Cedar is also resistant to temperature related stresses, which makes it ideal for building projects in areas where there are changes of season and where humidity, temperature variations and splitting are a common problem. Other types of wood will warp when exposed to moisture but cedar doesn’t. This makes it great for outdoor structures and exterior siding.
Unfortunately, it’s expensive. It’s more expensive than PT wood—no question. One way of saving money if you like the look of cedar is to build structure and support out of PT wood and use cedar for the surfaces of the structure. This is what we did for the Jamie Bell Playground. On that project, most of the money for building materials came from donations. That meant we were on a tight budget and we wanted to stretch every dollar as far as we could.
There are lots of reasons why I wanted cedar for this build. First, I love wood playgrounds. The problem is that they usually require a lot of maintenance. Since we were dealing with a public structure I figured it was important for me to build a playground that needed minimal maintenance. And cedar was the natural choice.
Cedar is a low-maintenance lumber. You can clean it with a mild detergent and water. But never use a pressure washer. Cedar is soft enough to be damaged this way.
Unless cedar comes into direct contact with the ground—which it shouldn’t if it’s built properly—you won’t need to treat it with preservatives at all. Cedar can be weathered to a grey colour—or you can stain it. But once you stain it, you’ll have to maintain it regularly. That’s why we decided not to stain the cedar for the playground. Not to mention, I really like the look of weathered cedar.
It has other convenient qualities too, like noise absorption. This is because it’s porous.

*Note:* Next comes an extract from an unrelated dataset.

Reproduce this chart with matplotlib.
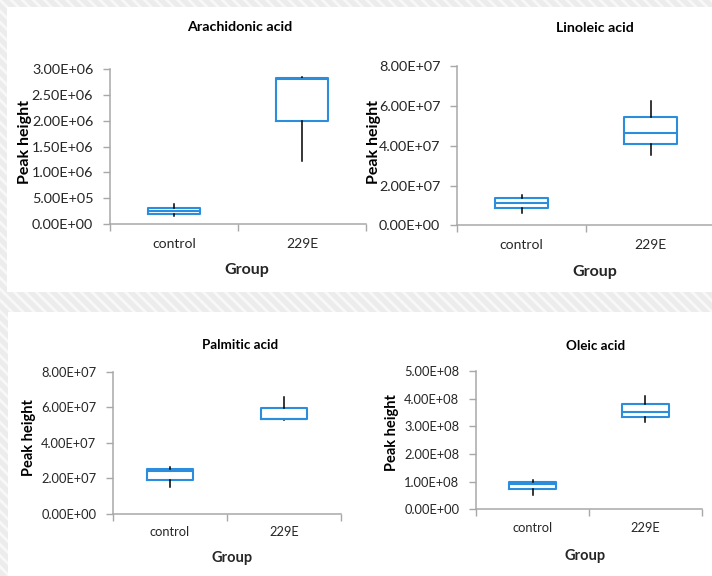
import matplotlib
matplotlib.use('Agg')
import matplotlib.pyplot as plt
from matplotlib.patches import Rectangle
from matplotlib.ticker import FuncFormatter, FixedLocator

plt.rcParams['font.family'] = ['Lato', 'DejaVu Sans']
plt.rcParams['hatch.linewidth'] = 2.0

groups = ['control', '229E']
titles = ['Arachidonic acid', 'Linoleic acid', 'Palmitic acid', 'Oleic acid']

# box statistics per panel, values for [control, 229E]
arach_min = [0.155e6, 1.22e6]
arach_q1 = [0.19e6, 2.00e6]
arach_med = [0.25e6, 2.80e6]
arach_q3 = [0.315e6, 2.83e6]
arach_max = [0.39e6, 2.84e6]

linol_min = [0.63e7, 3.54e7]
linol_q1 = [0.885e7, 4.11e7]
linol_med = [1.12e7, 4.66e7]
linol_q3 = [1.36e7, 5.46e7]
linol_max = [1.52e7, 6.25e7]

palm_min = [1.53e7, 5.31e7]
palm_q1 = [1.93e7, 5.32e7]
palm_med = [2.40e7, 5.33e7]
palm_q3 = [2.51e7, 5.94e7]
palm_max = [2.66e7, 6.56e7]

oleic_min = [0.50e8, 3.14e8]
oleic_q1 = [0.745e8, 3.32e8]
oleic_med = [0.914e8, 3.51e8]
oleic_q3 = [0.976e8, 3.79e8]
oleic_max = [1.05e8, 4.09e8]

arach_ticks = [0, 0.5e6, 1.0e6, 1.5e6, 2.0e6, 2.5e6, 3.0e6]
linol_ticks = [0, 2e7, 4e7, 6e7, 8e7]
palm_ticks = [0, 2e7, 4e7, 6e7, 8e7]
oleic_ticks = [0, 1e8, 2e8, 3e8, 4e8, 5e8]

panels = [
    (arach_min, arach_q1, arach_med, arach_q3, arach_max, arach_ticks),
    (linol_min, linol_q1, linol_med, linol_q3, linol_max, linol_ticks),
    (palm_min, palm_q1, palm_med, palm_q3, palm_max, palm_ticks),
    (oleic_min, oleic_q1, oleic_med, oleic_q3, oleic_max, oleic_ticks),
]

W, H = 712, 576
fig = plt.figure(figsize=(W / 100, H / 100), dpi=100)
fig.patch.set_facecolor('#ececec')

def px_rect(x0, y0, x1, y1):
    return [x0 / W, 1 - y1 / H, (x1 - x0) / W, (y1 - y0) / H]

# hatched background
bg = Rectangle((0, 0), 1, 1, transform=fig.transFigure, facecolor='none',
               edgecolor='#f8f8f8', hatch='\\\\\\', lw=0, zorder=-10)
fig.add_artist(bg)
for (x0, y0, x1, y1) in [(7, 7, 712, 292), (8, 312, 712, 576)]:
    r = px_rect(x0, y0, x1, y1)
    fig.add_artist(Rectangle((r[0], r[1]), r[2], r[3], transform=fig.transFigure,
                             facecolor='white', edgecolor='none', zorder=-5))

# axes placement in pixels: x0, ytop, x1, ybottom
axes_px = [(110, 69, 366, 224), (457, 66.3, 715, 225.3),
           (113, 371.7, 341, 514), (476, 371, 702, 509.3)]
title_px = [(240, 27), (595, 28), (240, 345), (596, 346)]
ylabel_px = [(25, 142), (374, 142), (29, 438), (392, 433)]
xlabel_px = [(247, 270), (595, 272), (232, 558), (585, 556)]
tick_fs = [10.4, 10.4, 9.3, 9.3]
cat_fs = [10, 10, 9.3, 9.3]
ylab_fs = [11.5, 11.5, 10.5, 10.5]
xlab_fs = [11.5, 11.5, 10.5, 10.5]
title_fs = [10.3, 10.2, 9.6, 9.6]
cat_pad = [10, 10, 9, 9]

blue = '#2b8ddb'
axis_gray = '#a8a8a8'
text_col = '#262626'

fmt = FuncFormatter(lambda v, p: '{:.2E}'.format(v))

for i, (mn, q1, med, q3, mx, ticks) in enumerate(panels):
    x0, yt, x1, yb = axes_px[i]
    ax = fig.add_axes(px_rect(x0, yt, x1, yb))
    ax.set_facecolor('none')
    stats = []
    for j, g in enumerate(groups):
        stats.append(dict(label=g, whislo=mn[j], q1=q1[j], med=med[j],
                          q3=q3[j], whishi=mx[j], fliers=[]))
    ax.bxp(stats, positions=[1, 2], widths=0.41, showcaps=False,
           showfliers=False,
           boxprops=dict(color=blue, lw=1.5),
           medianprops=dict(color=blue, lw=1.5),
           whiskerprops=dict(color='black', lw=1.1))
    ax.set_xlim(0.5, 2.5)
    ax.set_ylim(ticks[0], ticks[-1])
    ax.yaxis.set_major_locator(FixedLocator(ticks))
    ax.yaxis.set_major_formatter(fmt)
    ax.xaxis.set_major_locator(FixedLocator([0.5, 1.5, 2.5]))
    ax.xaxis.set_minor_locator(FixedLocator([1, 2]))
    ax.set_xticklabels([], minor=False)
    ax.set_xticklabels(groups, minor=True)
    ax.tick_params(axis='x', which='minor', length=0, pad=cat_pad[i],
                   labelsize=cat_fs[i], labelcolor=text_col)
    ax.tick_params(axis='x', which='major', length=5, color=axis_gray, width=1)
    ax.tick_params(axis='y', length=5, color=axis_gray, width=1, pad=7,
                   labelsize=tick_fs[i], labelcolor=text_col)
    for s in ['top', 'right']:
        ax.spines[s].set_visible(False)
    for s in ['left', 'bottom']:
        ax.spines[s].set_color(axis_gray)
        ax.spines[s].set_linewidth(1.1)

    tx, ty = title_px[i]
    fig.text(tx / W, 1 - ty / H, titles[i], ha='center', va='center',
             fontsize=title_fs[i], fontweight='bold', color='black')
    lx, ly = ylabel_px[i]
    fig.text(lx / W, 1 - ly / H, 'Peak height', ha='center', va='center',
             rotation=90, fontsize=ylab_fs[i], fontweight='bold', color='black')
    gx, gy = xlabel_px[i]
    fig.text(gx / W, 1 - gy / H, 'Group', ha='center', va='center',
             fontsize=xlab_fs[i], fontweight='bold', color=text_col)

fig.savefig('out.png', dpi=100, facecolor=fig.get_facecolor())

Noise absorption is important when you have a playground with a ton of kids playing at a time. It can take the abuse of stomping, banging, knocking, jumping and even yelling.
The playground we built is a lot like a maze of different levels, platforms, stairs, and walkways. We built out the core structure using PT wood for its strength, durability and price. But for looks we went with cedar. We paneled over top the core PT structure. Along with the outer structure we used cedar for the banisters, railings and staircases. Not only did this highlight cedar’s great qualities- namely look and smell – but the paneling worked to reinforce the entire structure without compromising on beauty. That playground was built right and made to last.